» **Task**: Exclude images, then output the remaining data verbatim.
+++ Data block +++
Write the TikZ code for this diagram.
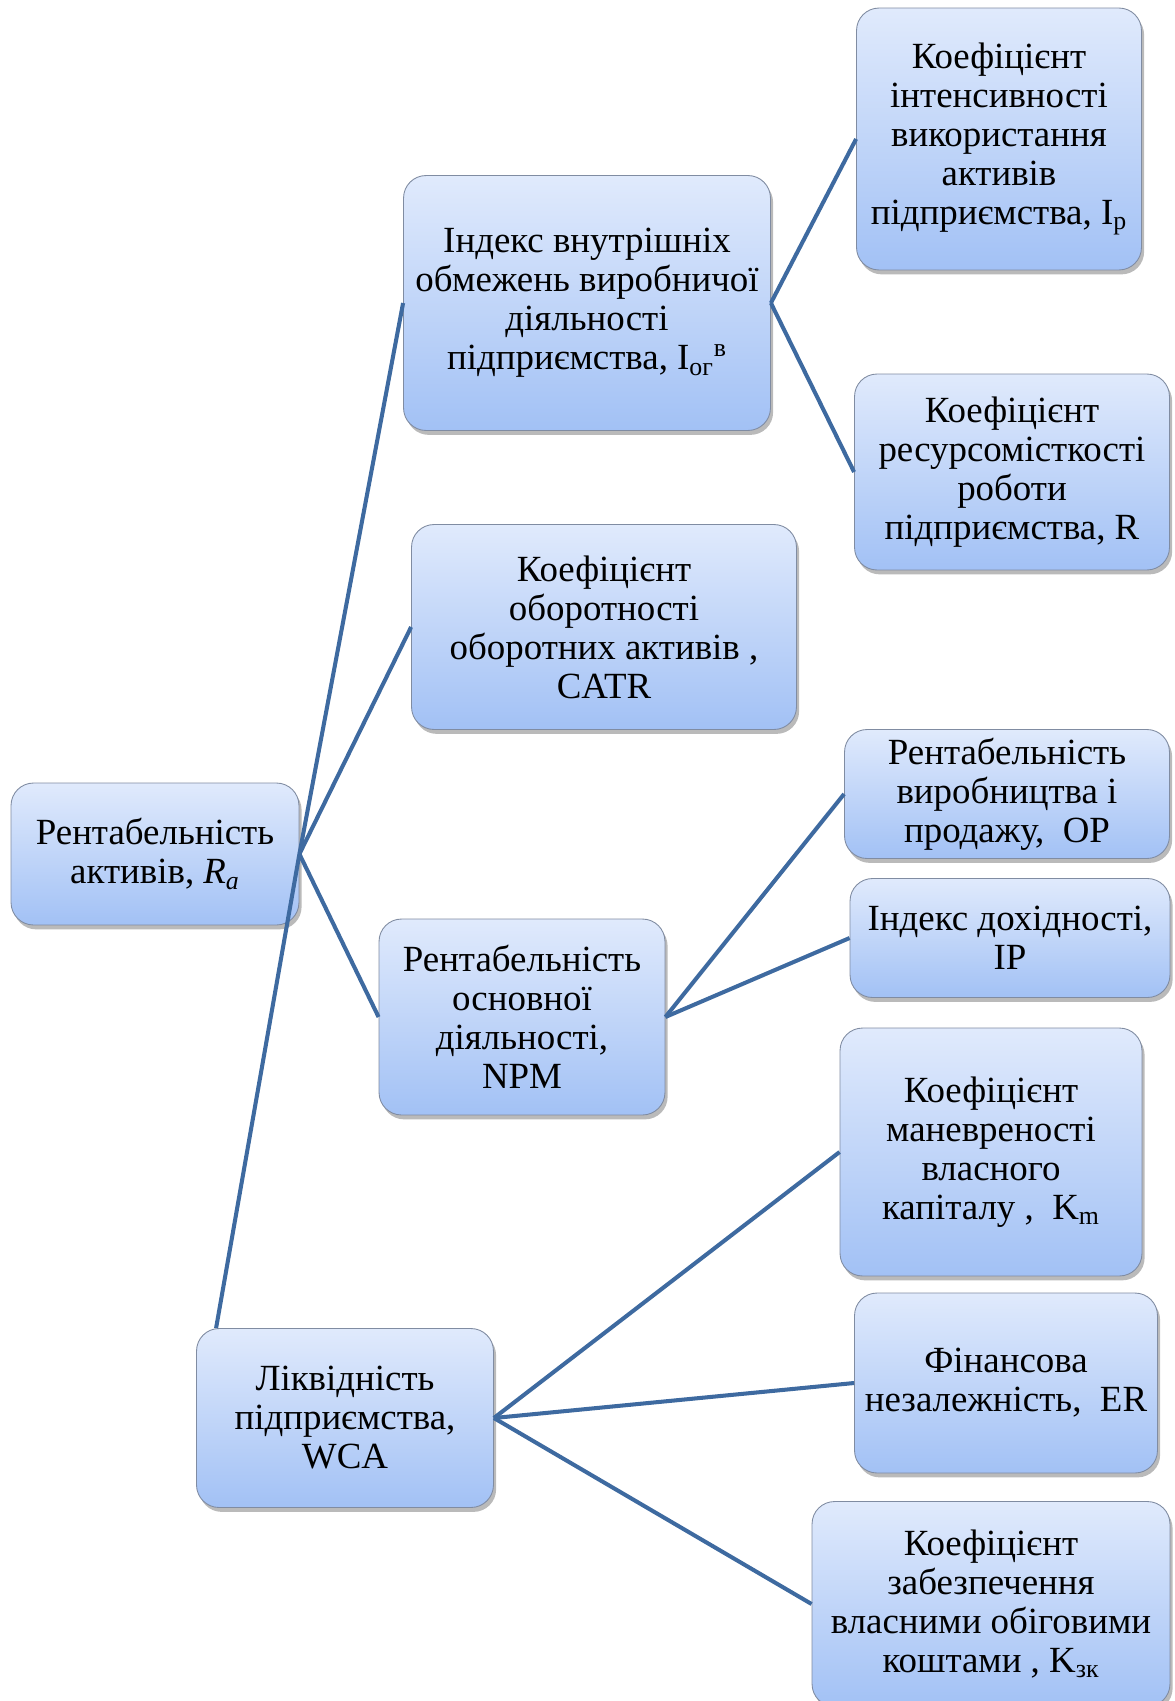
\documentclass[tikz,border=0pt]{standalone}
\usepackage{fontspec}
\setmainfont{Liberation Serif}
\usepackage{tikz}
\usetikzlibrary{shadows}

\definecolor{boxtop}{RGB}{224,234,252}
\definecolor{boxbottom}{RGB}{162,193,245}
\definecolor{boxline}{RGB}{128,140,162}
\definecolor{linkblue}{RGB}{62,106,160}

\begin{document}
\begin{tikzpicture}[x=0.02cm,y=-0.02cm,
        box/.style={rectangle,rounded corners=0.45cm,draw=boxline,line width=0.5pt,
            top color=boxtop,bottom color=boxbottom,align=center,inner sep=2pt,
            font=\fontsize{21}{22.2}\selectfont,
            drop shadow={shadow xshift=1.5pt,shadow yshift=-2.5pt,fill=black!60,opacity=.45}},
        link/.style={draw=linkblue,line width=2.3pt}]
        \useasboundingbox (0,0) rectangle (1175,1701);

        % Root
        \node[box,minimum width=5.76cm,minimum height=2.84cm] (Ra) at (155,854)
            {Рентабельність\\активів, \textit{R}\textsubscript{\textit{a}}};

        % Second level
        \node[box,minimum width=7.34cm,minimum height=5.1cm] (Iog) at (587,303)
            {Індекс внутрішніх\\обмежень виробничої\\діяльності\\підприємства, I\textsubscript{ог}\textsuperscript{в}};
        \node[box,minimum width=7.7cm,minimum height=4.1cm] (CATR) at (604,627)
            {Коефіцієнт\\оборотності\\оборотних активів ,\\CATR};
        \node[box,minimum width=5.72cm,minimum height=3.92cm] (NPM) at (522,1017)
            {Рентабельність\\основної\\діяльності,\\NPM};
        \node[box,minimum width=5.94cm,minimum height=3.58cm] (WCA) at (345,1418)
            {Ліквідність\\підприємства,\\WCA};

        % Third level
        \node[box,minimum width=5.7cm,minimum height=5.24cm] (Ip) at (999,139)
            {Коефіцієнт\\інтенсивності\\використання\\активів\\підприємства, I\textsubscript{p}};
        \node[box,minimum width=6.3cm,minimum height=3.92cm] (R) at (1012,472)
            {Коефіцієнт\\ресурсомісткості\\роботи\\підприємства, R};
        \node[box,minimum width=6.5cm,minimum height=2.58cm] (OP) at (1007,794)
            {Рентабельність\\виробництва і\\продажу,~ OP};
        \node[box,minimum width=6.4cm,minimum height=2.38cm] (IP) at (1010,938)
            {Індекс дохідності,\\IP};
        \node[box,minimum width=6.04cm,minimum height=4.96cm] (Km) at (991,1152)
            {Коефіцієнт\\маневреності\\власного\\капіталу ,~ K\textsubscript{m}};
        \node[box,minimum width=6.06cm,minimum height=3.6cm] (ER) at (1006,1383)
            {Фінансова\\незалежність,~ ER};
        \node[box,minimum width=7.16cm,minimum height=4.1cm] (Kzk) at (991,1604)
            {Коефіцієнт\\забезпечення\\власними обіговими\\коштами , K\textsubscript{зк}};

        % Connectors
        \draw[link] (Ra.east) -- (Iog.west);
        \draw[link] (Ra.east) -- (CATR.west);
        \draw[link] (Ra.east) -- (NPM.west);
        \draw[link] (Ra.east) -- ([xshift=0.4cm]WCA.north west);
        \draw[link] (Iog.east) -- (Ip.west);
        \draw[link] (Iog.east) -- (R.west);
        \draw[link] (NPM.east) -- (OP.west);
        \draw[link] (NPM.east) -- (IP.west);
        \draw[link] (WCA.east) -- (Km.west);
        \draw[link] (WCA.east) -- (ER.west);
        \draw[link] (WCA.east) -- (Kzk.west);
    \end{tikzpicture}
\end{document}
+++
» **Solution for this task**:
Write the TikZ code for this diagram.
\documentclass[tikz,border=0pt]{standalone}
\usepackage{fontspec}
\setmainfont{Liberation Serif}
\usepackage{tikz}
\usetikzlibrary{shadows}

\definecolor{boxtop}{RGB}{224,234,252}
\definecolor{boxbottom}{RGB}{162,193,245}
\definecolor{boxline}{RGB}{128,140,162}
\definecolor{linkblue}{RGB}{62,106,160}

\begin{document}
\begin{tikzpicture}[x=0.02cm,y=-0.02cm,
        box/.style={rectangle,rounded corners=0.45cm,draw=boxline,line width=0.5pt,
            top color=boxtop,bottom color=boxbottom,align=center,inner sep=2pt,
            font=\fontsize{21}{22.2}\selectfont,
            drop shadow={shadow xshift=1.5pt,shadow yshift=-2.5pt,fill=black!60,opacity=.45}},
        link/.style={draw=linkblue,line width=2.3pt}]
        \useasboundingbox (0,0) rectangle (1175,1701);

        % Root
        \node[box,minimum width=5.76cm,minimum height=2.84cm] (Ra) at (155,854)
            {Рентабельність\\активів, \textit{R}\textsubscript{\textit{a}}};

        % Second level
        \node[box,minimum width=7.34cm,minimum height=5.1cm] (Iog) at (587,303)
            {Індекс внутрішніх\\обмежень виробничої\\діяльності\\підприємства, I\textsubscript{ог}\textsuperscript{в}};
        \node[box,minimum width=7.7cm,minimum height=4.1cm] (CATR) at (604,627)
            {Коефіцієнт\\оборотності\\оборотних активів ,\\CATR};
        \node[box,minimum width=5.72cm,minimum height=3.92cm] (NPM) at (522,1017)
            {Рентабельність\\основної\\діяльності,\\NPM};
        \node[box,minimum width=5.94cm,minimum height=3.58cm] (WCA) at (345,1418)
            {Ліквідність\\підприємства,\\WCA};

        % Third level
        \node[box,minimum width=5.7cm,minimum height=5.24cm] (Ip) at (999,139)
            {Коефіцієнт\\інтенсивності\\використання\\активів\\підприємства, I\textsubscript{p}};
        \node[box,minimum width=6.3cm,minimum height=3.92cm] (R) at (1012,472)
            {Коефіцієнт\\ресурсомісткості\\роботи\\підприємства, R};
        \node[box,minimum width=6.5cm,minimum height=2.58cm] (OP) at (1007,794)
            {Рентабельність\\виробництва і\\продажу,~ OP};
        \node[box,minimum width=6.4cm,minimum height=2.38cm] (IP) at (1010,938)
            {Індекс дохідності,\\IP};
        \node[box,minimum width=6.04cm,minimum height=4.96cm] (Km) at (991,1152)
            {Коефіцієнт\\маневреності\\власного\\капіталу ,~ K\textsubscript{m}};
        \node[box,minimum width=6.06cm,minimum height=3.6cm] (ER) at (1006,1383)
            {Фінансова\\незалежність,~ ER};
        \node[box,minimum width=7.16cm,minimum height=4.1cm] (Kzk) at (991,1604)
            {Коефіцієнт\\забезпечення\\власними обіговими\\коштами , K\textsubscript{зк}};

        % Connectors
        \draw[link] (Ra.east) -- (Iog.west);
        \draw[link] (Ra.east) -- (CATR.west);
        \draw[link] (Ra.east) -- (NPM.west);
        \draw[link] (Ra.east) -- ([xshift=0.4cm]WCA.north west);
        \draw[link] (Iog.east) -- (Ip.west);
        \draw[link] (Iog.east) -- (R.west);
        \draw[link] (NPM.east) -- (OP.west);
        \draw[link] (NPM.east) -- (IP.west);
        \draw[link] (WCA.east) -- (Km.west);
        \draw[link] (WCA.east) -- (ER.west);
        \draw[link] (WCA.east) -- (Kzk.west);
    \end{tikzpicture}
\end{document}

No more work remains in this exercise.